Even if you think something is a sure thing, you should keep to the plan you’ve already set up and follow it closely.
This is sort of the cherry on top of all of the other rules because, as long as you follow a plan, understand the risks involved, and stick to the long game, you will reduce any fear of investing and allow your portfolio to see steady gains over time.
Over-investing is also clearly obvious if the market turns on you.
If the market turns and you have a heightened fear that your position will bottom out, then you’re over-invested in that position.
Remember, even though investing isn’t quite “gambling”
What’s Next – Overcoming the Fear of Investing
You’ll notice that there are no numbers attached to any of these rules.

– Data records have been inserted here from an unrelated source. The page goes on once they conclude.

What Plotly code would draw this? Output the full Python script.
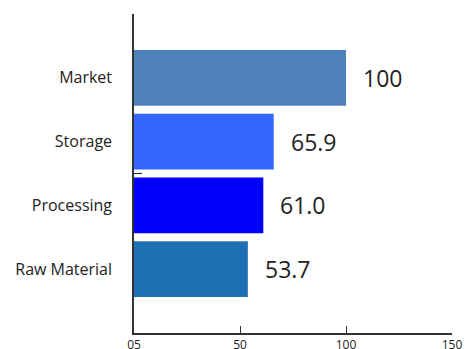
import plotly.graph_objects as go

categories = ["Raw Material", "Processing", "Storage", "Market"]
values = [53.7, 61.0, 65.9, 100]
labels = ["53.7", "61.0", "65.9", "100"]
colors = ["#1f6fb4", "#0000ff", "#3366ff", "#4f81bd"]
xtick_vals = [0, 50, 100, 150]
xtick_text = ["05", "50", "100", "150"]

fig = go.Figure()
fig.add_trace(go.Bar(
    y=categories, x=values, orientation="h",
    marker=dict(color=colors, line=dict(width=0)),
    hoverinfo="skip",
))
for c, v, t in zip(categories, values, labels):
    fig.add_annotation(x=v, y=c, text=t, showarrow=False, xanchor="left",
                       xshift=15, font=dict(family="Open Sans", size=23, color="#222222"))

fig.add_shape(type="line", xref="paper", yref="y", x0=0, x1=0.025, y0=1.5, y1=1.5,
              line=dict(color="#333333", width=1.2))

fig.update_layout(
    width=467, height=349,
    margin=dict(l=134, r=15, t=14, b=16),
    plot_bgcolor="white", paper_bgcolor="white",
    bargap=0.125,
    showlegend=False,
    font=dict(family="Open Sans", color="#222222"),
)
fig.update_xaxes(
    range=[0, 150], tickvals=xtick_vals, ticktext=xtick_text,
    showgrid=False, zeroline=False, showline=True, linecolor="#333333", linewidth=1.5,
    ticks="inside", ticklen=7, tickcolor="#333333", tickwidth=1,
    tickfont=dict(size=12, color="#222222"), automargin=False,
)
fig.update_yaxes(
    range=[-1, 4], showgrid=False, zeroline=False, showline=True,
    linecolor="#333333", linewidth=1.5, ticks="", ticklabelstandoff=17,
    tickfont=dict(size=16, color="#222222"), automargin=False,
)
fig.write_html("out.html")
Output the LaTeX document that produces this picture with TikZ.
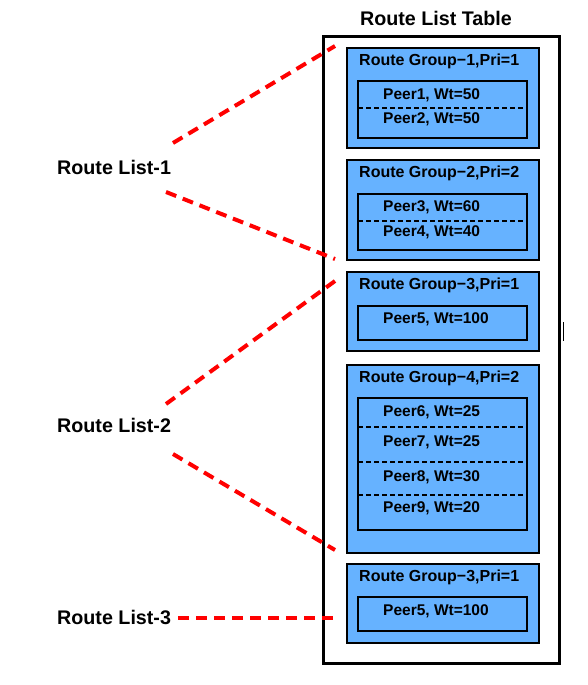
\documentclass[tikz,border=0pt]{standalone}
\usepackage{fontspec}
\setmainfont{Liberation Sans}
\usetikzlibrary{positioning}
\definecolor{groupebleu}{HTML}{66B2FF}
\definecolor{lienrouge}{HTML}{FF0000}

\begin{document}
\begin{tikzpicture}[x=1pt, y=-1pt,
  every node/.style={font=\bfseries\fontsize{15.5}{18}\selectfont, inner sep=0pt},
  grande/.style={font=\bfseries\fontsize{19.7}{22}\selectfont},
  entete/.style={font=\bfseries\fontsize{16}{18}\selectfont},
  boite/.style={draw=black, line width=2pt, fill=groupebleu, anchor=north west},
  lien/.style={lienrouge, line width=4pt, dash pattern=on 11pt off 7pt},
  separe/.style={black, line width=1.8pt, dash pattern=on 5pt off 3pt}]

  \useasboundingbox (0,0) rectangle (588,685);

  % Table
  \node[draw=black, line width=3pt, anchor=north west, minimum width=236pt, minimum height=627pt] (table) at (322,35) {};
  \node[grande] (titre) at (436,18) {Route List Table};

  % Groupes
  \foreach \i/\yh/\yb/\yi/\yj/\txt in {
      1/47/147/80/137/{Route Group−1,Pri=1},
      2/159/259/193/249/{Route Group−2,Pri=2},
      3/271/350/305/339/{Route Group−3,Pri=1},
      4/364/552/397/529/{Route Group−4,Pri=2},
      5/563/642/596/630/{Route Group−3,Pri=1}} {
    \node[boite, minimum width=192pt, minimum height={\yb-\yh}] (grp\i) at (346,\yh) {};
    \node[entete, anchor=west] (titre\i) at (359,\yh+14.5) {\txt};
    \node[boite, minimum width=169pt, minimum height={\yj-\yi}] (liste\i) at (357,\yi) {};
  }

  % Separateurs
  \foreach \y in {108, 221, 427, 462, 495} {
    \draw[separe] (358,\y) -- (525,\y);
  }

  % Pairs
  \foreach \i/\y/\txt in {
      1/95/{Peer1, Wt=50}, 2/119/{Peer2, Wt=50},
      3/207/{Peer3, Wt=60}, 4/232/{Peer4, Wt=40},
      5/319/{Peer5, Wt=100},
      6/412/{Peer6, Wt=25}, 7/442/{Peer7, Wt=25},
      8/477/{Peer8, Wt=30}, 9/508/{Peer9, Wt=20},
      10/611/{Peer5, Wt=100}} {
    \node[anchor=west] (pair\i) at (383,\y) {\txt};
  }

  % Listes
  \node[grande, anchor=west] (rl1) at (57,167) {Route List-1};
  \node[grande, anchor=west] (rl2) at (57,425) {Route List-2};
  \node[grande, anchor=west] (rl3) at (57,617) {Route List-3};

  \coordinate (rl1h) at (173,143);
  \coordinate (rl1b) at (166,192);
  \coordinate (rl2h) at (166,404);
  \coordinate (rl2b) at (173,454);
  \coordinate (rl3d) at (178,618);
  \coordinate (g1h) at (335,46);
  \coordinate (g3h) at (335,259);
  \coordinate (g3b) at (335,281);
  \coordinate (g4b) at (335,550);
  \coordinate (g5m) at (335,618);

  \draw[lien] (rl1h) -- (g1h);
  \draw[lien] (rl1b) -- (g3h);
  \draw[lien] (rl2h) -- (g3b);
  \draw[lien] (rl2b) -- (g4b);
  \draw[lien] (rl3d) -- (g5m);

  % Trait
  \draw[black, line width=1pt] (563,322) -- (563,341);

\end{tikzpicture}
\end{document}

That’s because the specific percentages, stocks, and other metrics are different for every investor.
Some investors have no problem carrying short-term positions in derivatives markets while the mere idea of waking up several hundred dollars in the red might cause some nausea for others.
Never hesitate to reach out for help before you begin investing.
While you may not have an idea of what you can handle, there are others who can guide you through the process of setting up your investment plan with you.
And this doesn’t need to involve getting expensive financial advice from financial advisors whose goals aren’t necessarily aligned with yours.
Much of investing can be self-taught, either by experience and trial and error or by exploring courses in finance and investing.
Whichever route you decide to go with, remember that with investing, consistency is key.
You have to be in it for the long term. And despite what anyone might tell you, there really are no “shortcuts” or “get rich quick” options in financial markets.
While arbitrage opportunities can exist in the real world, these are incredibly hard to find. And you’d be competing with hedge funds that employ some of the brightest minds on the planet to find and exploit said arbitrage opportunities.
Competition in long-term investing, however, is relatively less.
That’s because many people simply don’t play the long game!
We hope you found this article useful and that it’s helping you overcome your fear of investing.